Our opinion: China's aggression results in strange bedfellows
With the announcement that an arms embargo between the United States and Vietnam has been lifted, the war against Vietnam is truly, finally over.
It's also a reminder that our ill-advised incursion in Southeast Asia was a result of failed colonialist policies and that we should never have interfered 50 years ago in that civil war. The United States has been wearing the legacy of Vietnam like an albatross around its neck, and not only for the disgraceful way the nation treated, and continues to treat, the veterans who went to fight what might have been the final imperialist war of the Colonial Period. Most of us can't even comprehend the sorrow the families of the nearly 60,000 dead soldiers live with every day, especially when you consider the futility of the battles they were asked to fight and die in.
And then there is to be considered the destruction left behind by the war, which the residents of Vietnam are still dealing with to this day; not just unexploded ordnance but also Agent Orange, which also has affected the health of thousands of Americans who were exposed to the defoliant during the war.
In the past seven years, Sen. Patrick Leahy, D-Vt., and others in Congress with a conscience have been authorizing funding to help clean up contamination from Agent Orange and help those afflicted with disabilities and illness from its use. "The U.S. military's use of Agent Orange long was a source of anger and resentment, but because of these efforts it has become an issue that both governments are working together to address."
But, other than a history lesson, the lifting of the embargo is a sign that tension between China and its neighbors that share the South China Sea is increasing and no one really knows what to do about it except be prepared for the worse-case scenario — some sort of military conflict.
"Lifting the ban on arms sales to Vietnam further demonstrates that the United States is a reliable partner, and it sends a not too subtle message to China at a time when it is threatening regional stability in the South China Sea," stated Leahy, adding the decision "should not open the floodgates for sales of lethal equipment," especially considering Vietnam's policies regarding freedom of expression and other human rights.
Anita Kumar, writing for McClatchy, said Vietnam has a "dismal record on human rights," that includes religious discrimination, political exclusion and oppressive surveillance. During last week's visit to Vietnam, Pres. Barack Obama chided Vietnam for its "modest progress" on human rights.
"We will continue to speak out on behalf of human rights that we believe are universal, including freedom of speech, freedom of the press, freedom of religion and freedom of assembly and that includes the right of citizens, through civil society, to organize and help improve their communities and their country," he said. "I believe that nations are stronger and more prosperous when these universal rights are upheld."
It would be disingenuous for anyone to suggest the United States shouldn't sell weapons to nations that abuse their own citizens. It's been going on for years and years and we don't have enough space here to list all the repulsive regimes our leaders have felt it necessary with whom to have some sort of relationship.
While Vietnam is nominally communist, its relationship with its northern neighbor, China, is a history of invasion and occupation.
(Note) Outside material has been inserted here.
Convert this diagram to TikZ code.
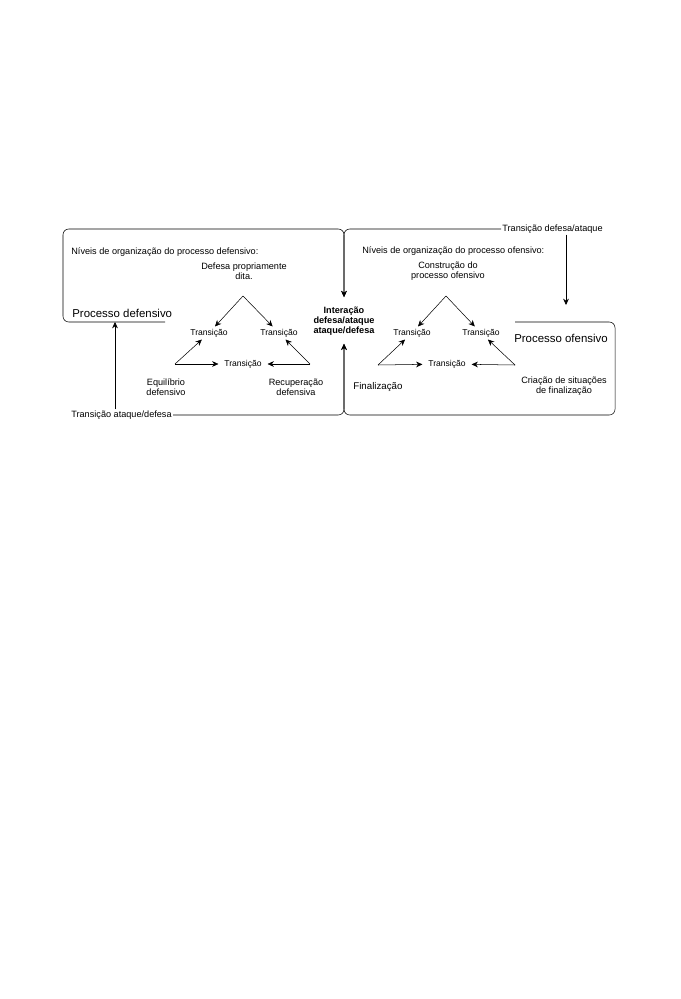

Presently, China has laid claim to areas of the waters bordering its shores, raising consternation in Japan, the Philippines, Brunei, Malaysia and, of course, Vietnam. China's self-proclaimed two-hundred-mile exclusive economic zone affects a region through which $5.3 trillion of trade passes through each year, according to the Council on Foreign Relations. U.S. trade accounts for $1.2 trillion of this total.
While the United States should work with China to decrease tensions, noted the CFR, it should also "bolster" the military capabilities with is allies in the region. However, noted the CFR, "Such measures run the risk of emboldening the Philippines and Vietnam to more assertively challenge China and could raise those countries' expectations of U.S. assistance in a crisis."
There is no easy solution to this slow-burning crisis, but reopening relations with Vietnam not only signals to China that we will protect free trade in the South China Sea. It also lets the Vietnamese know that, unlike the past 50 years, perhaps now is the time to make amends.